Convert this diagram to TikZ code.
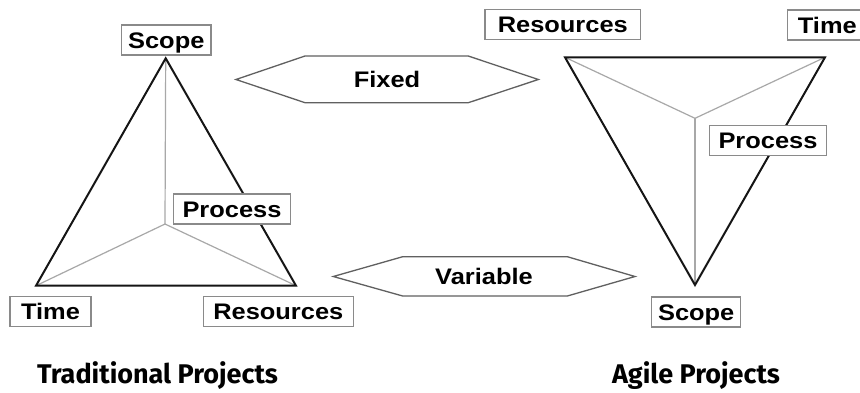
\documentclass[tikz,border=0pt]{standalone}
\usepackage{fontspec}
\setmainfont{Liberation Sans}
\newfontfamily\lblfont{Liberation Sans}[FakeStretch=1.13]
\newfontfamily\ttlfont{Fira Sans}
\definecolor{boxgray}{HTML}{8A8A8A}
\definecolor{innergray}{HTML}{A8A8A8}
\definecolor{hexgray}{HTML}{606060}
\definecolor{edgeblack}{HTML}{151515}
\begin{document}
\begin{tikzpicture}[x=1pt,y=-1pt,
  lbl/.style={draw=boxgray, line width=1.3pt, fill=white, inner sep=0pt,
    font=\lblfont\bfseries\fontsize{22.5}{26}\selectfont, text=black,
    text height=16pt, text depth=0pt, minimum height=30pt},
  hextext/.style={inner sep=0pt, font=\lblfont\bfseries\fontsize{22.5}{26}\selectfont,
    text height=16pt, text depth=0pt},
  edge/.style={draw=edgeblack, line width=2pt, line join=miter},
  inner/.style={draw=innergray, line width=1.2pt},
  hexline/.style={draw=hexgray, line width=1.3pt, line join=miter},
  ttl/.style={inner sep=0pt, anchor=base, font=\ttlfont\bfseries\fontsize{27}{32}\selectfont}]
\useasboundingbox (0,0) rectangle (860,392);
\clip (0,0) rectangle (860,392);
\fill[white] (0,0) rectangle (860,392);

% left triangle (traditional)
\coordinate (lA) at (165.7,58.3);
\coordinate (lB) at (36,285.7);
\coordinate (lC) at (296,285.7);
\coordinate (lO) at (165,224);
\draw[inner] (lA) -- (lO);
\draw[inner] (lB) -- (lO);
\draw[inner] (lC) -- (lO);
\draw[edge] (lA) -- (lB) -- (lC) -- cycle;

% right triangle (agile)
\coordinate (rD) at (565,57.3);
\coordinate (rE) at (825,57.3);
\coordinate (rF) at (695,285);
\coordinate (rP) at (695,118.3);
\draw[inner] (rD) -- (rP);
\draw[inner] (rE) -- (rP);
\draw[inner] (rF) -- (rP);
\draw[edge] (rD) -- (rE) -- (rF) -- cycle;

% labels left
\node[lbl, minimum width=89.3pt] (lscope) at (166.3,40) {Scope};
\node[lbl, minimum width=117.4pt] (lprocess) at (232,209) {Process};
\node[lbl, minimum width=81pt] (ltime) at (50.5,311.7) {Time};
\node[lbl, minimum width=150pt] (lres) at (278.3,311.5) {Resources};

% labels right
\node[lbl, minimum width=155.7pt] (rres) at (562.8,24.7) {Resources};
\node[lbl, minimum width=80pt, anchor=west] (rtime) at (786.7,25) {\hspace*{10pt}Time\hspace*{10pt}};
\node[lbl, minimum width=117.4pt] (rprocess) at (768,140.3) {Process};
\node[lbl, minimum width=89pt] (rscope) at (696.2,312) {Scope};

% Fixed hexagon
\coordinate (f1) at (236,79.5);
\coordinate (f2) at (305,56);
\coordinate (f3) at (468.3,56);
\coordinate (f4) at (538.3,79.5);
\coordinate (f5) at (468.3,102.7);
\coordinate (f6) at (305,102.7);
\draw[hexline] (f1) -- (f2) -- (f3) -- (f4) -- (f5) -- (f6) -- cycle;
\node[hextext] (fixed) at (387,79.5) {Fixed};

% Variable hexagon
\coordinate (v1) at (333.3,276.5);
\coordinate (v2) at (402.7,256.7);
\coordinate (v3) at (567.3,256.7);
\coordinate (v4) at (635,276.5);
\coordinate (v5) at (567.3,296);
\coordinate (v6) at (402.7,296);
\draw[hexline] (v1) -- (v2) -- (v3) -- (v4) -- (v5) -- (v6) -- cycle;
\node[hextext] (variable) at (484,276.5) {Variable};

% titles
\node[ttl] (ttrad) at (157.5,383.3) {Traditional Projects};
\node[ttl] (tagile) at (696,383.3) {Agile Projects};
\end{tikzpicture}
\end{document}
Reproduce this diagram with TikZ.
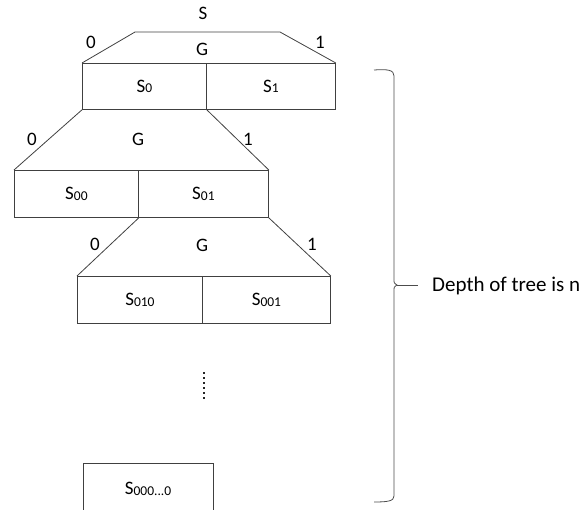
\documentclass[tikz,border=0pt]{standalone}
\usepackage{fontspec}
\setmainfont{Carlito}
\newcommand{\sbs}[1]{\raisebox{-0.3pt}{\fontsize{13.5}{13.5}\selectfont #1}}
\begin{document}
\begin{tikzpicture}[x=1pt,y=-1pt,
  ln/.style={draw=black!75,line width=0.8pt},
  cell/.style={ln,rectangle,anchor=north west,inner sep=0pt,font=\fontsize{19}{19}\selectfont},
  lbl/.style={inner sep=0pt,font=\fontsize{19}{19}\selectfont}]
\useasboundingbox (0,0) rectangle (580,509);
\begin{scope}
\clip (0,0) rectangle (580,509);
% level 1
\node[cell,minimum width=124pt,minimum height=46pt] (s0) at (82,63) {S\sbs{0}};
\node[cell,minimum width=129pt,minimum height=46pt] (s1) at (206,63) {S\sbs{1}};
\coordinate (tl) at (135,32);
\coordinate (tr) at (280,32);
\draw[ln] (s0.north west) -- (tl) -- (tr) -- (s1.north east);
\node[lbl] (S) at (203,13) {S};
\node[lbl] (g1) at (202,49) {G};
\node[lbl] (z1) at (91,42) {0};
\node[lbl] (o1) at (320,42) {1};
% level 2
\node[cell,minimum width=124pt,minimum height=47pt] (s00) at (14,170) {S\sbs{00}};
\node[cell,minimum width=130pt,minimum height=47pt] (s01) at (138,170) {S\sbs{01}};
\draw[ln] (s0.south west) -- (s00.north west);
\draw[ln] (s0.south east) -- (s01.north east);
\node[lbl] (g2) at (138,139) {G};
\node[lbl] (z2) at (32,139) {0};
\node[lbl] (o2) at (248,139) {1};
% level 3
\node[cell,minimum width=125pt,minimum height=47pt] (s010) at (77,276) {S\sbs{010}};
\node[cell,minimum width=128pt,minimum height=47pt] (s001) at (202,276) {S\sbs{001}};
\draw[ln] (s00.south east) -- (s010.north west);
\draw[ln] (s01.south east) -- (s001.north east);
\node[lbl] (g3) at (202,245) {G};
\node[lbl] (z3) at (95,244) {0};
\node[lbl] (o3) at (312,244) {1};
% dots
\foreach \yy in {372,377,...,397} \fill[black!85] (203,\yy) rectangle (205.2,\yy+2.2);
\coordinate (dots) at (204,385);
% bottom box
\node[cell,minimum width=130pt,minimum height=56pt] (sn) at (83,463) {};
\node[lbl] (snl) at (148,489) {S\sbs{000...0}};
\end{scope}
% brace
\draw[draw=black!70,line width=0.8pt]
  (374,70) .. controls (388,69) and (394,70) .. (394,76)
  -- (394,279) .. controls (394,283) .. (397,285)
  .. controls (394,287) .. (394,291)
  -- (394,496) .. controls (394,501) and (388,502) .. (374,502);
\coordinate (tip) at (397,285);
\coordinate (tipe) at (418,285);
\draw[draw=black!70,line width=0.8pt] (tip) -- (tipe);
\node[inner sep=0pt,anchor=base west,font=\fontsize{21}{21}\selectfont] (depth) at (432,291) {Depth of tree is n};
\end{tikzpicture}
\end{document}
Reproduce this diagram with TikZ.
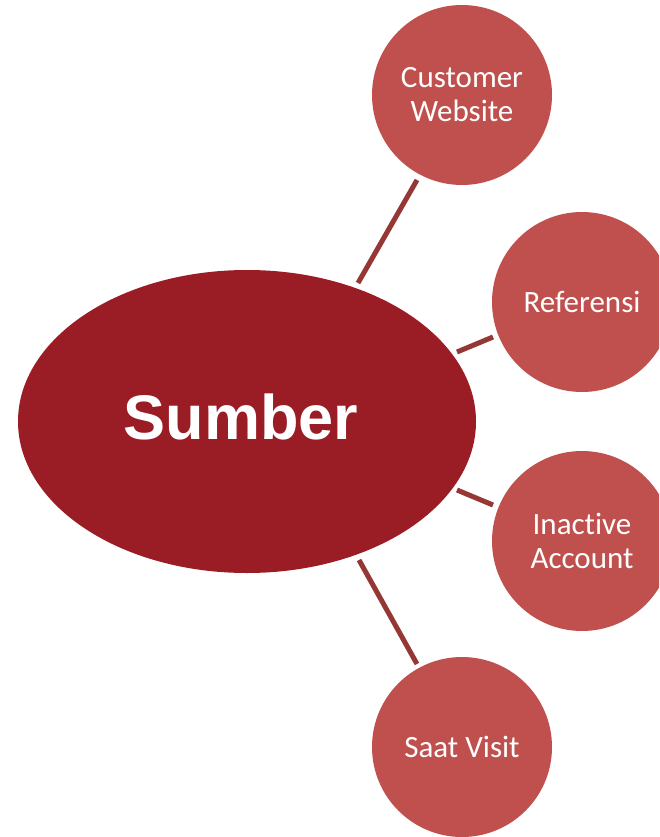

INSTRUCTIONS TO FOLLOW
Write out again, exactly, the lines from the start of the listing up to the line containing "(lC) -- cycle;", with both ends and without pictures.

SOLVED PROBLEM
Convert this diagram to TikZ code.
\documentclass[tikz,border=0pt]{standalone}
\usepackage{fontspec}
\setmainfont{Liberation Sans}
\newfontfamily\lblfont{Liberation Sans}[FakeStretch=1.13]
\newfontfamily\ttlfont{Fira Sans}
\definecolor{boxgray}{HTML}{8A8A8A}
\definecolor{innergray}{HTML}{A8A8A8}
\definecolor{hexgray}{HTML}{606060}
\definecolor{edgeblack}{HTML}{151515}
\begin{document}
\begin{tikzpicture}[x=1pt,y=-1pt,
  lbl/.style={draw=boxgray, line width=1.3pt, fill=white, inner sep=0pt,
    font=\lblfont\bfseries\fontsize{22.5}{26}\selectfont, text=black,
    text height=16pt, text depth=0pt, minimum height=30pt},
  hextext/.style={inner sep=0pt, font=\lblfont\bfseries\fontsize{22.5}{26}\selectfont,
    text height=16pt, text depth=0pt},
  edge/.style={draw=edgeblack, line width=2pt, line join=miter},
  inner/.style={draw=innergray, line width=1.2pt},
  hexline/.style={draw=hexgray, line width=1.3pt, line join=miter},
  ttl/.style={inner sep=0pt, anchor=base, font=\ttlfont\bfseries\fontsize{27}{32}\selectfont}]
\useasboundingbox (0,0) rectangle (860,392);
\clip (0,0) rectangle (860,392);
\fill[white] (0,0) rectangle (860,392);

% left triangle (traditional)
\coordinate (lA) at (165.7,58.3);
\coordinate (lB) at (36,285.7);
\coordinate (lC) at (296,285.7);
\coordinate (lO) at (165,224);
\draw[inner] (lA) -- (lO);
\draw[inner] (lB) -- (lO);
\draw[inner] (lC) -- (lO);
\draw[edge] (lA) -- (lB) -- (lC) -- cycle;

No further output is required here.